Differences Between Section 54 and Section 54F
Basis |
Section 54 |
Section 54F |
Asset Sold |
Long-term residential house property (building or land appurtenant thereto) |
Any long-term capital asset other than a residential house (e.g., land, gold, shares, commercial property) |
Nature of Capital Gain |
Long-term capital gain (LTCG) only |
Long-term capital gain (LTCG) only |
Who Can Claim |
Individual or HUF |
Individual or HUF |
Investment Requirement |
Only the capital gains amount needs to be invested |
The entire sale consideration must be invested to claim a full exemption |
Type of New Asset |
One residential house property in India |
One residential house property in India |
Ownership of Other Houses |
No restriction on the number of houses already owned |
The taxpayer must not own more than one residential house (other than the new house) on the date of transfer |
Exemption Calculation |
Lower of capital gains or amount invested |
Proportionate exemption if the entire sale consideration is not invested |
Maximum Exemption Limit |
Capital gains eligible are capped at ₹10 crore |
Capital gains eligible are capped at ₹10 crore |
Time Limits |
Purchase: 1 year before or 2 years after the sale; Construction: within 3 years |
Same as Section 54 |
Deposit in CGAS |
Mandatory if gains are not utilised before the return filing due date |
Mandatory if the sale consideration is not utilised before the return filing due date |
Withdrawal of Exemption |
If a new house is sold within 3 years |
If a new house is sold within 3 years, or the conditions are violated |
Applicable When Selling |
House property |
Land, shares, gold, mutual funds, commercial property, etc. |
Key Points to Remember While Claiming Section 54 Exemption
- Only long-term capital gains qualify.
- The new property must be located in India.
- The maximum exemption limit is ₹10 crore.
- Investment must be within specified timelines.
- Deposit unutilised gains in CGAS before filing the return.
- Do not sell new property within 3 years.
Practical Examples of Section 54 Capital Gains Exemption
Example 1:
Mr A sells a residential house after 5 years and earns LTCG of ₹40 lakh. He purchases another house for ₹45 lakh within 2 years.
Exemption allowed = ₹40 lakh (entire gain exempt).
Example 2:
MMsB sells a house and earns LTCG of ₹50 lakh.
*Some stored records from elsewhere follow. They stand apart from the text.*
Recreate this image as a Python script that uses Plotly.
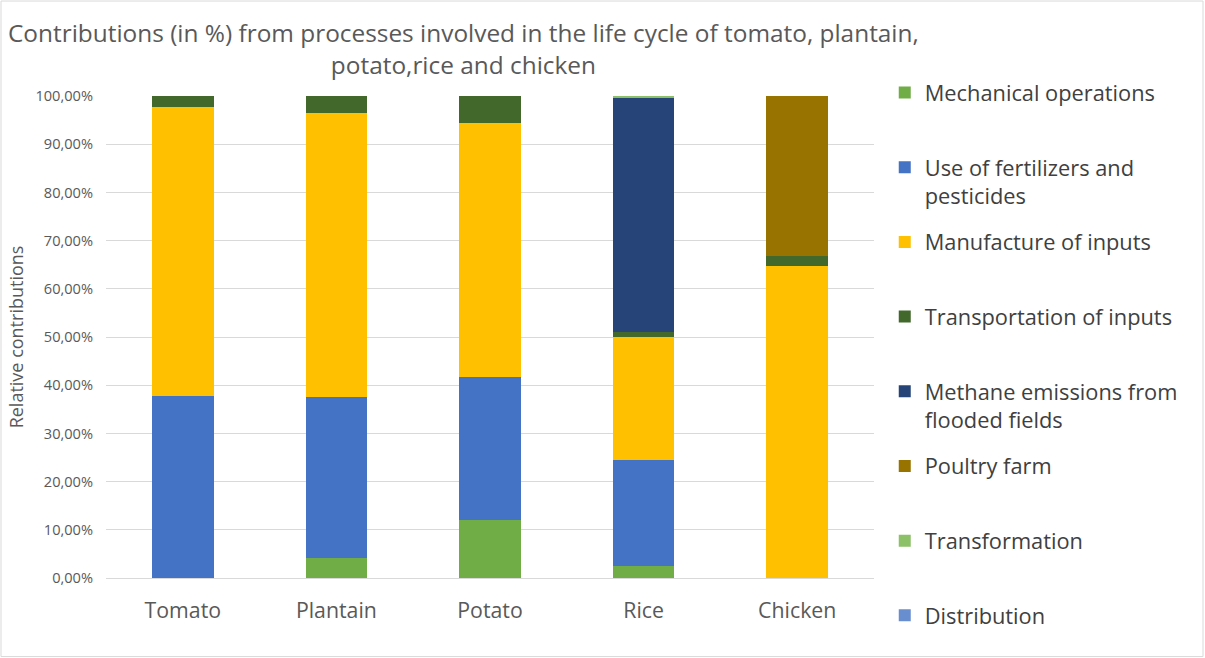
import plotly.graph_objects as go

# Crops and process contributions (in % of each crop's life-cycle impact)
crops = ["Tomato", "Plantain", "Potato", "Rice", "Chicken"]

mechanical_operations = [0.0, 4.1, 12.0, 2.4, 0.0]
fertilizers_pesticides = [37.7, 33.4, 29.8, 22.0, 0.0]
manufacture_of_inputs = [60.0, 58.9, 52.7, 25.6, 64.8]
transportation_of_inputs = [2.3, 3.6, 5.5, 1.0, 2.0]
methane_emissions = [0.0, 0.0, 0.0, 48.7, 0.0]
poultry_farm = [0.0, 0.0, 0.0, 0.0, 33.2]
transformation = [0.0, 0.0, 0.0, 0.3, 0.0]
distribution = [0.0, 0.0, 0.0, 0.0, 0.0]

series = [
    ("Mechanical operations", mechanical_operations, "#70AD47"),
    ("Use of fertilizers and<br>pesticides", fertilizers_pesticides, "#4472C4"),
    ("Manufacture of inputs", manufacture_of_inputs, "#FFC000"),
    ("Transportation of inputs", transportation_of_inputs, "#43682B"),
    ("Methane emissions from<br>flooded fields", methane_emissions, "#264478"),
    ("Poultry farm", poultry_farm, "#997300"),
    ("Transformation", transformation, "#8CC168"),
    ("Distribution", distribution, "#698ED0"),
]

y_ticks = [0, 10, 20, 30, 40, 50, 60, 70, 80, 90, 100]
y_tick_labels = ["0,00%", "10,00%", "20,00%", "30,00%", "40,00%", "50,00%",
                 "60,00%", "70,00%", "80,00%", "90,00%", "100,00%"]

FONT = "Open Sans"
GREY = "#595959"

fig = go.Figure()
last = len(series) - 1
for i, (name, vals, color) in enumerate(series):
    # pad single-line names (except the last) so legend slots share one height
    label = name if ("<br>" in name or i == last) else name + "<br> "
    fig.add_trace(go.Bar(
        x=crops, y=vals, name=label, marker_color=color,
        marker_line_width=0, legendgroup=f"g{i}",
    ))

fig.update_layout(
    barmode="stack",
    bargap=0.6,
    width=1205, height=658,
    margin=dict(l=106, r=331, t=96, b=80),
    paper_bgcolor="white", plot_bgcolor="white",
    font=dict(family=FONT, color=GREY),
    annotations=[dict(
        text="Contributions (in %) from processes involved in the life cycle of tomato, plantain,<br>potato,rice and chicken",
        xref="paper", yref="paper", x=0.466, xanchor="center",
        y=1.028, yanchor="bottom", showarrow=False,
        font=dict(size=24.4, color=GREY, family=FONT),
    )],
    legend=dict(
        x=1.014, xanchor="left", y=1.05, yanchor="top",
        traceorder="grouped", tracegroupgap=15, valign="top",
        font=dict(size=21.8, color="#404040", family=FONT),
        itemwidth=30, maxheight=640, bgcolor="rgba(0,0,0,0)",
    ),
    xaxis=dict(
        showline=False, showgrid=False,
        tickfont=dict(size=21.3, color=GREY),
        ticklabelstandoff=18,
    ),
    yaxis=dict(
        range=[0, 100], tickvals=y_ticks, ticktext=y_tick_labels,
        showgrid=True, gridcolor="#D9D9D9", gridwidth=1,
        zeroline=True, zerolinecolor="#D9D9D9", zerolinewidth=1,
        tickfont=dict(size=14.6, color=GREY),
        ticklabelstandoff=12,
        title=dict(text="Relative contributions", font=dict(size=18, color=GREY), standoff=7),
    ),
    shapes=[dict(
        type="rect", xref="paper", yref="paper",
        x0=-0.1367, x1=1.4284, y0=-0.163, y1=1.197,
        line=dict(color="#D9D9D9", width=1), layer="below",
    )],
)

fig.write_html("out.html")
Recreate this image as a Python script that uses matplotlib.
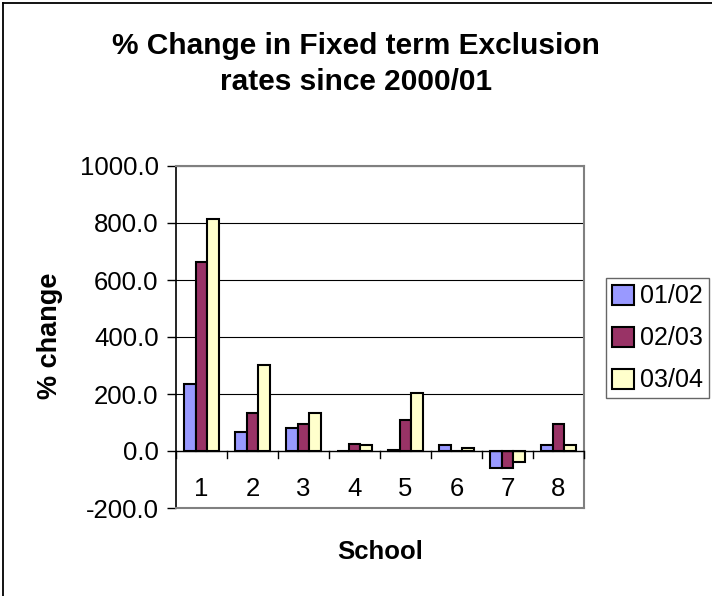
import numpy as np
import matplotlib.pyplot as plt
from matplotlib.transforms import offset_copy

plt.rcParams['font.family'] = ['Liberation Sans', 'DejaVu Sans']

schools = ['1', '2', '3', '4', '5', '6', '7', '8']
series_names = ['01/02', '02/03', '03/04']
chg_0102 = [235, 68, 82, 1, 2, 22, -60, 22]
chg_0203 = [664, 133, 94, 25, 108, 1, -60, 94]
chg_0304 = [813, 302, 134, 21, 202, 12, -37, 22]
colors = ['#9999FF', '#993366', '#FFFFCC']

W, H = 712, 596
fig = plt.figure(figsize=(W / 100, H / 100), dpi=100)
# plot area in pixels: left 176, right 584, top 166, bottom 508
ax = fig.add_axes([176 / W, 1 - 508 / H, (584 - 176) / W, (508 - 166) / H])

x = np.arange(len(schools))
bw = 0.23
for i, (vals, name) in enumerate(zip([chg_0102, chg_0203, chg_0304], series_names)):
    ax.bar(x + (i - 1) * bw, vals, width=bw, color=colors[i],
           edgecolor='black', linewidth=1.5, label=name, zorder=3)

ax.set_xlim(-0.5, len(schools) - 0.5)
ax.set_ylim(-200, 1000)
yt = np.arange(-200, 1001, 200)
ax.set_yticks(yt)
ax.set_yticklabels([f'{v:.1f}' for v in yt], fontsize=18.5)
for v in range(200, 1001, 200):
    ax.axhline(v, color='black', linewidth=0.8, zorder=1)

# category axis at zero
ax.axhline(0, color='black', linewidth=1.0, zorder=4)
ax.set_xticks([])
for k in range(len(schools) + 1):
    ax.plot([k - 0.5, k - 0.5], [0, -26], color='black', linewidth=1.0,
            clip_on=False, zorder=4)
lbl_tr = offset_copy(ax.transData, fig=fig, x=0, y=-19, units='points')
for k, s in enumerate(schools):
    ax.text(k, 0, s, ha='center', va='top', fontsize=18.5, transform=lbl_tr)

for side in ['top', 'right', 'bottom']:
    ax.spines[side].set_color('#808080')
    ax.spines[side].set_linewidth(1.5)
ax.spines['left'].set_color('black')
ax.spines['left'].set_linewidth(1.2)
ax.tick_params(axis='y', length=6.5, width=1.0, direction='out', pad=6)

fig.text(380 / W, 1 - 552 / H, 'School', ha='center', va='center',
         fontsize=18.5, fontweight='bold')
fig.text(50 / W, 1 - 336 / H, '% change', ha='center', va='center',
         fontsize=19.5, fontweight='bold', rotation=90)

fig.text(356 / W, 1 - 64 / H, '% Change in Fixed term Exclusion\nrates since 2000/01',
         ha='center', va='center', fontsize=21.5, fontweight='bold', linespacing=1.38)

leg = ax.legend(loc='upper left', bbox_to_anchor=(606 / W, 1 - 278 / H),
                bbox_transform=fig.transFigure, fontsize=18, frameon=True,
                fancybox=False, edgecolor='black', handlelength=0.85,
                handleheight=0.85, handletextpad=0.25, labelspacing=0.72,
                borderpad=0.25, borderaxespad=0)
leg.get_frame().set_linewidth(1.0)
leg.get_frame().set_edgecolor('#404040')

# outer chart border (left and top visible, right/bottom run off the image)
fig.add_artist(plt.Line2D([3 / W, 3 / W], [0, 1 - 3 / H], color='black', linewidth=1.3))
fig.add_artist(plt.Line2D([3 / W, 1], [1 - 3 / H, 1 - 3 / H], color='black', linewidth=1.3))

fig.savefig('out.png', dpi=100)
She invests ₹30 lakh in a new house.
Exemption allowed = ₹30 lakh.
Taxable LTCG = ₹20 lakh.
Conclusion: Understanding Section 54 of the Income Tax Act
Having learned what section 54 of the Income Tax Act is, it is now evident that the section provides a great tax relief to people who reinvest in residential property. The benefits should be maximised through proper planning, observance of timelines, and documentation requirements.
Although sections 54 and 54f of the Income Tax Act have the same objective, their application varies depending on the nature of the asset sold. The ability to know these differences may assist taxpayers in making sound financial choices and reducing tax liability in a legal manner.
Frequently Asked Questions
Can an exemption under Section 54 be claimed for two house properties?
Yes, a taxpayer can claim an exemption for investment in two residential houses, but only once in a lifetime and if capital gains do not exceed ₹2 crore, subject to conditions prescribed under the Act.
Is the Section 54 exemption available on a joint ownership property?
Yes, if the taxpayer has contributed to the investment and meets eligibility conditions, an exemption can be claimed proportionately.
Can NRIs claim exemption under Section 54 of the Income Tax Act?
Yes, NRIs can claim exemption under Section 54 provided the property sold and purchased are located in India, and other conditions are satisfied.
Is an exemption under Section 54 available if the new house is outside India?
No. The new residential property must be situated in India.
What happens if the capital gains are not fully utilised?
Unutilised gains must be deposited in the Capital Gains Account Scheme before the due date of filing the return. Otherwise, the unused portion becomes taxable.